I also can’t get rid of this thought: in crypto, “infrastructure wins” is a fairy tale people tell until they see rent extraction. Everything becomes a toll road at some point. Even if Sign Protocol improves the mechanics, the ecosystem around it could still turn into a bunch of fee layers, dependencies, and lock-in. That’s the thing I don’t want to ignore. A protocol can be “better” and still be the new bottleneck for someone else. Like putting a smoother door on a building that still charges you to enter.
So I’m impressed, but I’m not drinking the kool-aid. It’s more like… I’m leaning closer to the screen, squinting. Checking if this is one of those projects that actually earns its place or one of those projects that just talks confidently about earning a place. I don’t know yet. But I do know it’s rare to see anyone focus on verification plumbing in a way that feels more than vibes. That’s what got me. The rest? The rest is the usual crypto chaos. The usual tension between real utility and market narrative. The usual fear that the tech could be right but the incentives could be wrong.
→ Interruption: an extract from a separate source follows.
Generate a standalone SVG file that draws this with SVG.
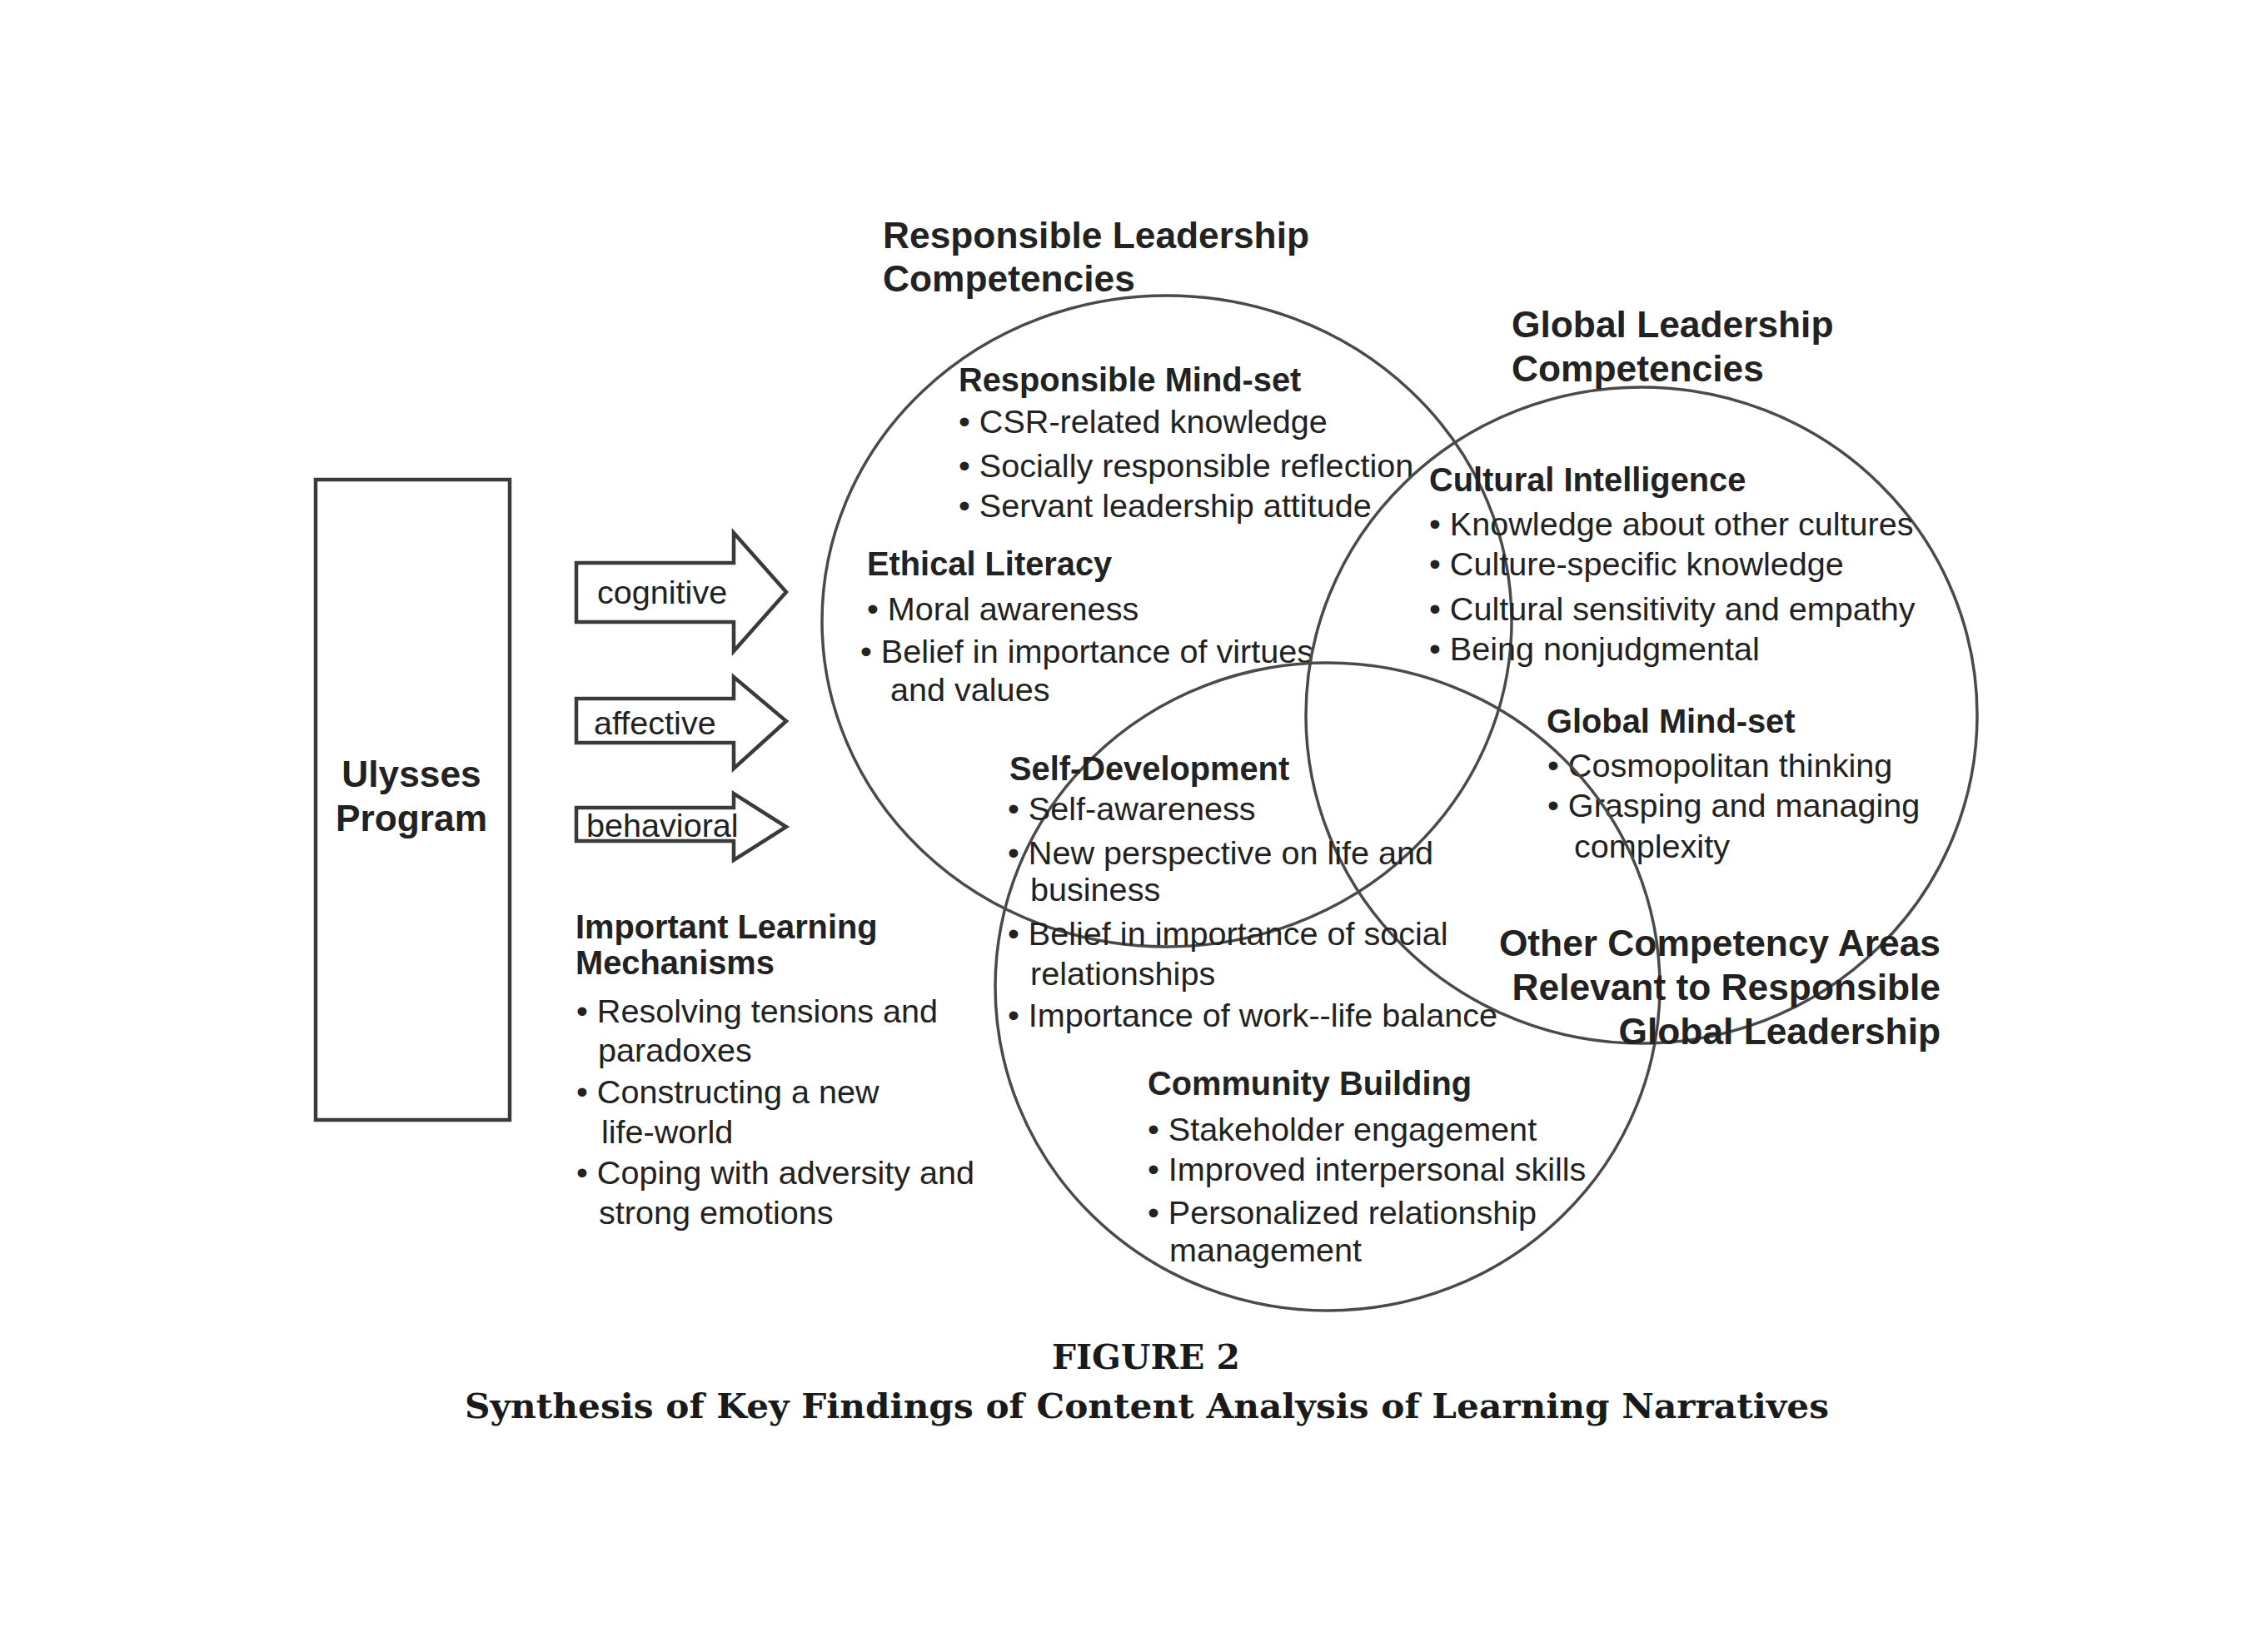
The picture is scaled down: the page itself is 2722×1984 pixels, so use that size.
<svg xmlns="http://www.w3.org/2000/svg" width="2722" height="1984" viewBox="0 0 2722 1984">
<style>
.t{font-family:"Liberation Sans",Arial,sans-serif;fill:#222}
.r{font-size:39.6px}
.b{font-size:39.8px;font-weight:bold}
.h{font-size:44.3px;font-weight:bold}
.cap{font-family:"DejaVu Serif","Liberation Serif",serif;font-weight:bold;fill:#1a1a1a}
.circ{fill:none;stroke:#4a4a4a;stroke-width:3.5}
.box{fill:#fff;stroke:#3a3a3a;stroke-width:4.5}
.arr{fill:#fff;stroke:#3a3a3a;stroke-width:4.5;stroke-linejoin:miter}
</style>
<rect width="2722" height="1984" fill="#fff"/>

<g id="ulysses">
<rect class="box" x="379" y="576" width="233" height="769"/>
<text class="t h" x="494" y="945" text-anchor="middle">Ulysses</text>
<text class="t h" x="494" y="998" text-anchor="middle">Program</text>
</g>

<g id="connectors">
<g id="arrow-cognitive">
<polygon class="arr" points="692,676 881,676 881,640 944,711 881,782 881,747 692,747"/>
<text class="t r" x="717" y="725">cognitive</text>
</g>
<g id="arrow-affective">
<polygon class="arr" points="692,839 881,839 881,813 944,866 881,923 881,892 692,892"/>
<text class="t r" x="713" y="882">affective</text>
</g>
<g id="arrow-behavioral">
<polygon class="arr" points="692,970 881,970 881,953 944,993 881,1033 881,1010 692,1010"/>
<text class="t r" x="704" y="1005">behavioral</text>
</g>
</g>

<g id="learning-mechanisms">
<text class="t b" x="691" y="1127">Important Learning</text>
<text class="t b" x="691" y="1170">Mechanisms</text>
<text class="t r" x="692" y="1228">• Resolving tensions and</text>
<text class="t r" x="718" y="1275">paradoxes</text>
<text class="t r" x="692" y="1325">• Constructing a new</text>
<text class="t r" x="722" y="1373">life-world</text>
<text class="t r" x="692" y="1422">• Coping with adversity and</text>
<text class="t r" x="719" y="1470">strong emotions</text>
</g>

<g id="responsible-circle">
<ellipse class="circ" cx="1401" cy="746" rx="414" ry="391"/>
<text class="t h" x="1060" y="298">Responsible Leadership</text>
<text class="t h" x="1060" y="350">Competencies</text>
<text class="t b" x="1151" y="470">Responsible Mind-set</text>
<text class="t r" x="1151" y="520">• CSR-related knowledge</text>
<text class="t r" x="1151" y="573">• Socially responsible reflection</text>
<text class="t r" x="1151" y="621">• Servant leadership attitude</text>
<text class="t b" x="1041" y="691">Ethical Literacy</text>
<text class="t r" x="1041" y="745">• Moral awareness</text>
<text class="t r" x="1033" y="796">• Belief in importance of virtues</text>
<text class="t r" x="1069" y="842">and values</text>
</g>

<g id="global-circle">
<ellipse class="circ" cx="1971" cy="859" rx="403" ry="394"/>
<text class="t h" x="1815" y="405">Global Leadership</text>
<text class="t h" x="1815" y="458">Competencies</text>
<text class="t b" x="1716" y="590">Cultural Intelligence</text>
<text class="t r" x="1716" y="643">• Knowledge about other cultures</text>
<text class="t r" x="1716" y="691">• Culture-specific knowledge</text>
<text class="t r" x="1716" y="745">• Cultural sensitivity and empathy</text>
<text class="t r" x="1716" y="793">• Being nonjudgmental</text>
<text class="t b" x="1857" y="880">Global Mind-set</text>
<text class="t r" x="1858" y="933">• Cosmopolitan thinking</text>
<text class="t r" x="1858" y="981">• Grasping and managing</text>
<text class="t r" x="1890" y="1030">complexity</text>
</g>

<g id="other-circle">
<ellipse class="circ" cx="1594" cy="1185" rx="399" ry="389"/>
<text class="t b" x="1212" y="937">Self-Development</text>
<text class="t r" x="1210" y="985">• Self-awareness</text>
<text class="t r" x="1210" y="1038">• New perspective on life and</text>
<text class="t r" x="1237" y="1082">business</text>
<text class="t r" x="1210" y="1135">• Belief in importance of social</text>
<text class="t r" x="1237" y="1183">relationships</text>
<text class="t r" x="1210" y="1233">• Importance of work--life balance</text>
<text class="t b" x="1378" y="1315">Community Building</text>
<text class="t r" x="1378" y="1370">• Stakeholder engagement</text>
<text class="t r" x="1378" y="1418">• Improved interpersonal skills</text>
<text class="t r" x="1378" y="1470">• Personalized relationship</text>
<text class="t r" x="1404" y="1515">management</text>
<text class="t h" x="2330" y="1148" text-anchor="end">Other Competency Areas</text>
<text class="t h" x="2330" y="1201" text-anchor="end">Relevant to Responsible</text>
<text class="t h" x="2330" y="1254" text-anchor="end">Global Leadership</text>
</g>

<g id="caption">
<text class="cap" x="1376" y="1644" text-anchor="middle" font-size="41" textLength="226" lengthAdjust="spacingAndGlyphs">FIGURE 2</text>
<text class="cap" x="1377" y="1703" text-anchor="middle" font-size="41" textLength="1638" lengthAdjust="spacingAndGlyphs">Synthesis of Key Findings of Content Analysis of Learning Narratives</text>
</g>
</svg>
Also it’s late, and my brain is kind of flickering like a bad signal. So take this with a grain of salt… but yeah, Sign Protocol feels like it’s touching something real. Not the “moon” real. The “oh god why is this so hard” real. The bottleneck that everyone pretends is solved because it doesn’t show up in headlines. If they can actually ship it in a way that other builders trust and reuse, then great. If not, it’ll just be another protocol with a clever idea and a community yelling into the void, hoping integrations magically happen.
Crypto doesn’t reward your best engineering thoughts. It rewards whoever gets the network effects first… and pays the right people to care. That’s the grim truth I keep returning to. So I’m curious. I really am. But I’m also bracing for the familiar disappointment… because I’ve seen this movie a hundred times. And I’m not trying to be tricked by a clean concept that doesn’t land. Not again.